In connection with this activity, we have recorded unbilled receivables of $10.8 million and $11.8 million at December 31, 2013 and 2012, respectively. We also have recorded retention receivables of $2.6 million and $1.3 million at December 31, 2013 and 2012, respectively, and these retentions become payable upon the completion of the contract or completion of our field work and formal hearings. Unbilled receivables and retention receivables expected to be collected in excess of one year have been included with accounts receivable, long-term portion in the accompanying consolidated balance sheets.

INDEMNIFICATION

INDEMNIFICATION

Most of our software license agreements indemnify our customers in the event that the software sold infringes upon the intellectual property rights of a third party. These agreements typically provide that in such event we will either modify or replace the software so that it becomes non-infringing or procure for the customer the right to use the software. We have recorded no liability associated with these indemnifications, as we are not aware of any pending or threatened infringement actions that are possible losses. We believe the estimated fair value of these intellectual property indemnification clauses is minimal.
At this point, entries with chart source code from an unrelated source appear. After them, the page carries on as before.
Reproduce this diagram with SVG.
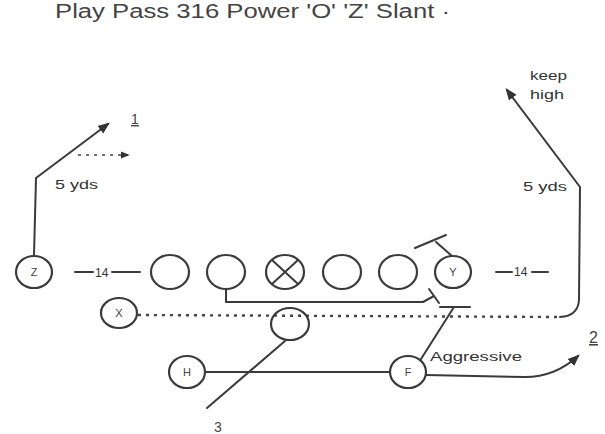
<svg xmlns="http://www.w3.org/2000/svg" width="605" height="434" viewBox="0 0 605 434">
<defs>
<style>
.ln{fill:none;stroke:#3a3a3a;stroke-width:2;stroke-linecap:round;stroke-linejoin:round}
.dot{fill:none;stroke:#444;stroke-width:2.4;stroke-dasharray:3 5}
.pl{fill:#fff;stroke:#3a3a3a;stroke-width:2.2}
.lt{font-family:"Liberation Sans",Arial,sans-serif;font-size:11px;fill:#444;text-anchor:middle}
.sm{font-family:"Liberation Sans",Arial,sans-serif;font-size:12px;fill:#333}
.t{font-family:"Liberation Sans",Arial,sans-serif;fill:#444}
</style>
<marker id="ah" viewBox="0 0 10 10" refX="8" refY="5" markerWidth="6" markerHeight="6" orient="auto-start-reverse"><path d="M0,1 L10,5 L0,9 z" fill="#333"/></marker>
</defs>
<rect width="605" height="434" fill="#fff"/>
<text class="t" x="55" y="18" font-size="20" textLength="395" lengthAdjust="spacingAndGlyphs">Play Pass 316 Power 'O' 'Z' Slant ·</text>

<g id="connectors">
  <!-- Z route -->
  <polyline class="ln" points="34,255 36,178 108,124" marker-end="url(#ah)"/>
  <line class="dot" x1="78" y1="155" x2="128" y2="155" marker-end="url(#ah)" style="stroke-width:1.5"/>
  <!-- X route -->
  <path class="dot" d="M138,315 L560,317"/>
  <path class="ln" d="M560,317 Q578,316 579,300 L580,187 L507,90" marker-end="url(#ah)"/>
  <!-- guard pull -->
  <polyline class="ln" points="226,290 226,302 423,302 434,296"/>
  <line class="ln" x1="429" y1="289" x2="439" y2="303"/>
  <!-- Y block -->
  <line class="ln" x1="452" y1="256" x2="436" y2="242"/>
  <line class="ln" x1="415" y1="248" x2="446" y2="235"/>
  <!-- F block -->
  <line class="ln" x1="421" y1="359" x2="454" y2="307"/>
  <line class="ln" x1="440" y1="307" x2="470" y2="307"/>
  <!-- F route -->
  <path class="ln" d="M426,375 L525,377 Q555,377 578,356" marker-end="url(#ah)"/>
  <!-- H to F -->
  <line class="ln" x1="205" y1="372" x2="389" y2="372"/>
  <!-- back route 3 -->
  <line class="ln" x1="285" y1="341" x2="207" y2="408"/>
  <!-- splits -->
  <line class="ln" x1="75" y1="272" x2="93" y2="272"/>
  <line class="ln" x1="112" y1="272" x2="140" y2="272"/>
  <line class="ln" x1="496" y1="272" x2="512" y2="272"/>
  <line class="ln" x1="532" y1="272" x2="548" y2="272"/>
</g>

<g id="z"><ellipse class="pl" cx="34" cy="272" rx="18" ry="16"/><text class="lt" x="34" y="276">Z</text></g>
<g id="ol1"><ellipse class="pl" cx="170" cy="272" rx="19" ry="17"/></g>
<g id="ol2"><ellipse class="pl" cx="226" cy="272" rx="19" ry="17"/></g>
<g id="c"><ellipse class="pl" cx="285" cy="272" rx="19" ry="17"/><path class="ln" d="M272,260 L298,284 M298,260 L272,284"/></g>
<g id="ol4"><ellipse class="pl" cx="342" cy="272" rx="19" ry="17"/></g>
<g id="ol5"><ellipse class="pl" cx="398" cy="272" rx="19" ry="17"/></g>
<g id="y"><ellipse class="pl" cx="453" cy="272" rx="18" ry="16"/><text class="lt" x="453" y="276">Y</text></g>
<g id="x"><ellipse class="pl" cx="119" cy="313" rx="18" ry="15"/><text class="lt" x="119" y="317">X</text></g>
<g id="qb"><ellipse cx="290" cy="324" rx="19" ry="16" fill="none" stroke="#3a3a3a" stroke-width="2.2"/></g>
<g id="h"><ellipse class="pl" cx="187" cy="372" rx="18" ry="16"/><text class="lt" x="187" y="376">H</text></g>
<g id="f"><ellipse class="pl" cx="408" cy="372" rx="18" ry="16"/><text class="lt" x="408" y="376">F</text></g>

<g id="labels">
  <text class="sm" x="95" y="277" font-size="13">14</text>
  <text class="sm" x="514" y="276" font-size="10">14</text>
  <text class="t" x="131" y="124" font-size="14" text-decoration="underline">1</text>
  <text class="sm" x="55" y="189" textLength="43" lengthAdjust="spacingAndGlyphs">5 yds</text>
  <text class="sm" x="523" y="191" textLength="44" lengthAdjust="spacingAndGlyphs">5 yds</text>
  <text class="sm" x="530" y="80" font-size="11" textLength="37" lengthAdjust="spacingAndGlyphs">keep</text>
  <text class="sm" x="530" y="99" font-size="11" textLength="34" lengthAdjust="spacingAndGlyphs">high</text>
  <text class="sm" x="430" y="361" textLength="92" lengthAdjust="spacingAndGlyphs">Aggressive</text>
  <text class="t" x="589" y="343" font-size="16" text-decoration="underline">2</text>
  <text class="t" x="214" y="432" font-size="14">3</text>
</g>
</svg>
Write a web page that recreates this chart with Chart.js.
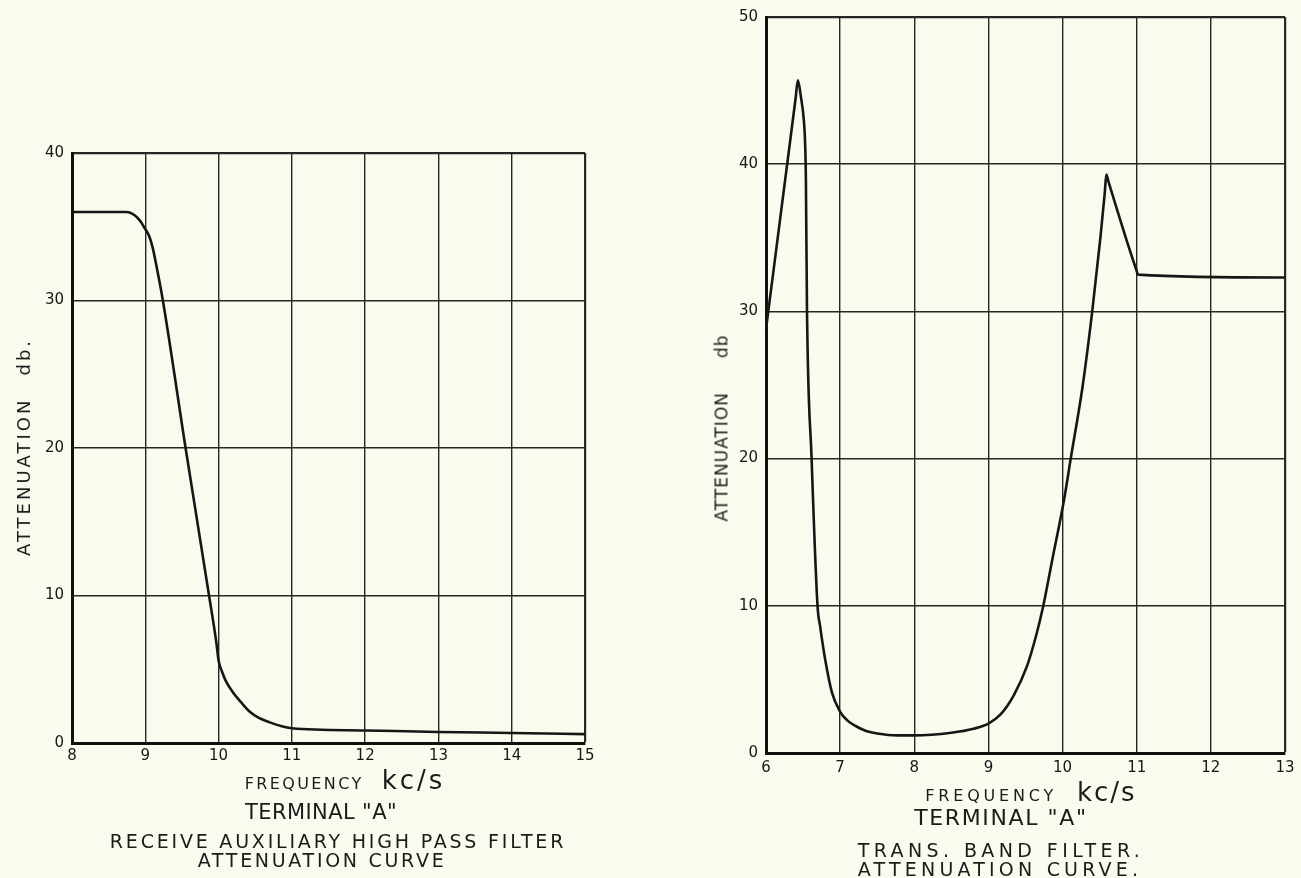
<!DOCTYPE html>
<html><head><meta charset="utf-8">
<script src="https://cdn.jsdelivr.net/npm/chart.js@4.4.1/dist/chart.umd.min.js"></script>
<style>
html,body{margin:0;padding:0;background:#fbfaef;}
body{width:1301px;height:878px;position:relative;overflow:hidden;font-family:"DejaVu Sans",sans-serif;color:#1b1b1b;}
canvas{position:absolute;top:0;}
.t{position:absolute;white-space:nowrap;transform:translate(-50%,-50%);line-height:1;}
.r{transform:translate(-50%,-50%) rotate(-90deg);}
.sp{display:inline-block;}
</style></head><body>
<canvas id="c1" width="640" height="878" style="left:0"></canvas>
<canvas id="c2" width="661" height="878" style="left:640px"></canvas>

<div class="t r" style="left:24px;top:447px;font-size:18px;letter-spacing:3px">ATTENUATION<span class="sp" style="width:22px"></span>db.</div>
<div class="t" style="left:345px;top:780px;font-size:16px;letter-spacing:2.4px">FREQUENCY<span class="sp" style="width:18px"></span><span style="font-size:26px;letter-spacing:3px">kc/s</span></div>
<div class="t" style="left:321px;top:812px;font-size:21px;letter-spacing:0.4px">TERMINAL "A"</div>
<div class="t" style="left:338px;top:841px;font-size:19px;letter-spacing:2.8px">RECEIVE AUXILIARY HIGH PASS FILTER</div>
<div class="t" style="left:322px;top:860px;font-size:19px;letter-spacing:2.7px">ATTENUATION CURVE</div>

<div class="t r" style="left:722px;top:428px;font-size:17px;letter-spacing:1px">ATTENUATION<span class="sp" style="width:34px"></span>db</div>
<div class="t" style="left:1031px;top:792px;font-size:16px;letter-spacing:3.8px">FREQUENCY<span class="sp" style="width:20px"></span><span style="font-size:26px;letter-spacing:2px">kc/s</span></div>
<div class="t" style="left:1001px;top:818px;font-size:22px;letter-spacing:1.6px">TERMINAL "A"</div>
<div class="t" style="left:1001px;top:850px;font-size:19px;letter-spacing:4.4px">TRANS. BAND FILTER.</div>
<div class="t" style="left:1000px;top:869px;font-size:19px;letter-spacing:4.2px">ATTENUATION CURVE.</div>

<script>
// Left chart: Receive auxiliary high pass filter (Terminal "A")
const hpFreq  = [8, 8.5, 8.75, 8.85, 8.93, 8.98, 9.05, 9.1, 9.15, 9.24, 9.55, 9.87, 9.97, 10.0, 10.05, 10.1, 10.2, 10.3, 10.43, 10.55, 10.7, 10.85, 11, 12, 13, 14, 15];
const hpAtten = [36, 36, 36, 35.8, 35.4, 35.0, 34.4, 33.6, 32.4, 30, 20, 10, 6.8, 5.6, 4.8, 4.2, 3.4, 2.8, 2.1, 1.7, 1.4, 1.15, 1.0, 0.85, 0.75, 0.68, 0.6];
const hpXTicks = [8, 9, 10, 11, 12, 13, 14, 15];
const hpYTicks = [0, 10, 20, 30, 40];

// Right chart: Trans. band filter (Terminal "A")
const bfFreq  = [6.0, 6.40, 6.43, 6.47, 6.51, 6.527, 6.538, 6.553, 6.615, 6.695, 6.73, 6.8, 6.89, 7.0, 7.1, 7.22, 7.35, 7.5, 7.77, 8.0, 8.5, 8.8, 9.0, 9.16, 9.34, 9.52, 9.65, 9.74, 9.86, 10.02, 10.11, 10.27, 10.4, 10.51, 10.57, 10.59, 10.62, 10.99, 11.02, 13.0];
const bfAtten = [28.8, 44.5, 45.7, 44.6, 43.0, 41.5, 39.0, 30.0, 20.0, 10.0, 8.6, 6.3, 4.1, 2.8, 2.2, 1.8, 1.5, 1.33, 1.2, 1.2, 1.38, 1.65, 2.0, 2.6, 3.9, 5.9, 8.1, 10.0, 13.1, 17.2, 20.0, 24.9, 30.0, 35.0, 38.1, 39.3, 38.8, 32.9, 32.5, 32.3];
const bfXTicks = [6, 7, 8, 9, 10, 11, 12, 13];
const bfYTicks = [0, 10, 20, 30, 40, 50];

const INK = '#161616';
const GRID = '#262626';
const tickFont = {family: 'DejaVu Sans', size: 15};

function makeChart(id, xs, ys, xTicks, yTicks, area, canvasW) {
  const pts = xs.map((x, i) => ({x: x, y: ys[i]}));
  const xMax = xTicks[xTicks.length - 1], yMax = yTicks[yTicks.length - 1];
  return new Chart(document.getElementById(id), {
    type: 'line',
    data: {datasets: [{data: pts, borderColor: INK, borderWidth: 2.6, pointRadius: 0,
      cubicInterpolationMode: 'monotone', borderJoinStyle: 'round', borderCapStyle: 'round', fill: false}]},
    options: {
      responsive: false, animation: false, events: [],
      plugins: {legend: {display: false}, tooltip: {enabled: false}},
      layout: {padding: {left: 0, top: area.top, right: canvasW - area.right, bottom: 0}},
      scales: {
        x: {
          type: 'linear', min: xTicks[0], max: xMax,
          afterBuildTicks: s => { s.ticks = xTicks.map(v => ({value: v})); },
          afterFit: s => { s.height = 878 - area.bottom; },
          ticks: {color: INK, font: tickFont, padding: area.xpad, autoSkip: false, maxRotation: 0},
          grid: {color: GRID, lineWidth: c => (c.tick && c.tick.value === xMax) ? 2.2 : 1.4, drawTicks: false},
          border: {display: true, color: '#111', width: 3}
        },
        y: {
          min: yTicks[0], max: yMax,
          afterBuildTicks: s => { s.ticks = yTicks.map(v => ({value: v})); },
          afterFit: s => { s.width = area.left; },
          ticks: {color: INK, font: tickFont, padding: 8},
          grid: {color: GRID, lineWidth: c => (c.tick && c.tick.value === yMax) ? 2.2 : 1.4, drawTicks: false},
          border: {display: true, color: '#111', width: 3}
        }
      }
    }
  });
}

makeChart('c1', hpFreq, hpAtten, hpXTicks, hpYTicks, {left: 72, top: 153, right: 585, bottom: 743, xpad: 4}, 640);
makeChart('c2', bfFreq, bfAtten, bfXTicks, bfYTicks, {left: 126, top: 17, right: 645, bottom: 753, xpad: 6}, 661);
</script>
</body></html>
We have also agreed to indemnify our officers and board members if they are named or threatened to be named as a party to any proceeding by reason of the fact that they acted in such capacity. We maintain directors’ and officers’ insurance coverage to protect against any such losses. We have recorded no liability associated with these indemnifications. Because of our insurance coverage, we believe the estimated fair value of these indemnification agreements is minimal.

RECLASSIFICATIONS

RECLASSIFICATIONS

Certain amounts for previous years have been reclassified to conform to the current year presentation.